極其發達的學習能力和語言能力在人身上的組合,使人類可以把宏富的知識業已驗證的行為模式世代積累和傳承下去,其他任何物種真是望塵莫及。在其他哺乳類身上,後代能夠並且確實靠模仿父母學會少許行為模式,然而其可能性很受局限,因為它們的親輩不能把抽象概念傳給子輩,而且親子兩輩共同生活的時間相當短。就人類而言,兒童對父母的依賴和繼後與父母的聯係最低限度要持續10年至12年。前4年結束之前,兒童已經習得語言,父母可以用語言傳授恰當的反應,不僅使兒童對親子共處的情景做出合適的反應,而且使之對將來可能出現的情景做出恰當的回應。父母可以告訴兒童各種可能發生的事情,告訴他們一旦這些事情發生之後如何去應對。

人是萬物之靈,也是最好教的動物,所以我們自然可以指望人是最具有個性的動物。沒有兩個人在體質和智能潛力上是十分相似的。毫無疑問,沒有兩個人的經曆是完全相同的,即使在同一家庭裏長大的同卵雙生子的經曆也不完全相同。

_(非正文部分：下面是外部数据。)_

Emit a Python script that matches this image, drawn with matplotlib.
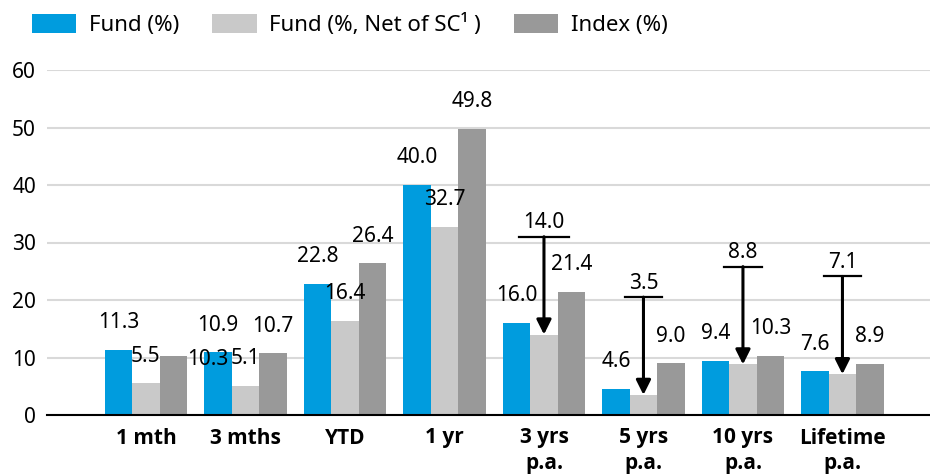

因此,從潛在的因素來看,人的個體相似性比其他任何物種的個體相似性都要小得多。因此,非常奇怪的是,人們竟然選擇在組織緊密的群體之中生活,其成員從事各種專職活動,同時又相互依存,以便滿足全體成員的一切基本需求。許多其他哺乳動物也有群居的習性,可是它們的群體的組織程度是極為低下的。其中的唯一活動分工,是賦予雌雄兩性在生殖上的不同角色;社會控製僅僅是弱小的鬥士讓位於強壯的鬥士。如果要尋找與複雜的人類社會哪怕是最細微的相似之處,就必須要到社會性昆蟲中去找,如到螞蟻和蜂群中去找。在它們身上,維持社群生存必需的合作,靠身體上專門化的各種群體(比如,工蜂工蟻、兵蜂兵蟻等)來確保,靠高度發達的本領來確保。人缺乏合作的本能。如果要成功地行使社會成員的職能,人們就必須接受漫長而繁複的訓練。事實上,我們就是試圖按白蟻的方式來生活的猿類,而且,亦如任何富於哲理的觀察家所能確證的那樣,我們在這樣的生活方式中做得並不是太好。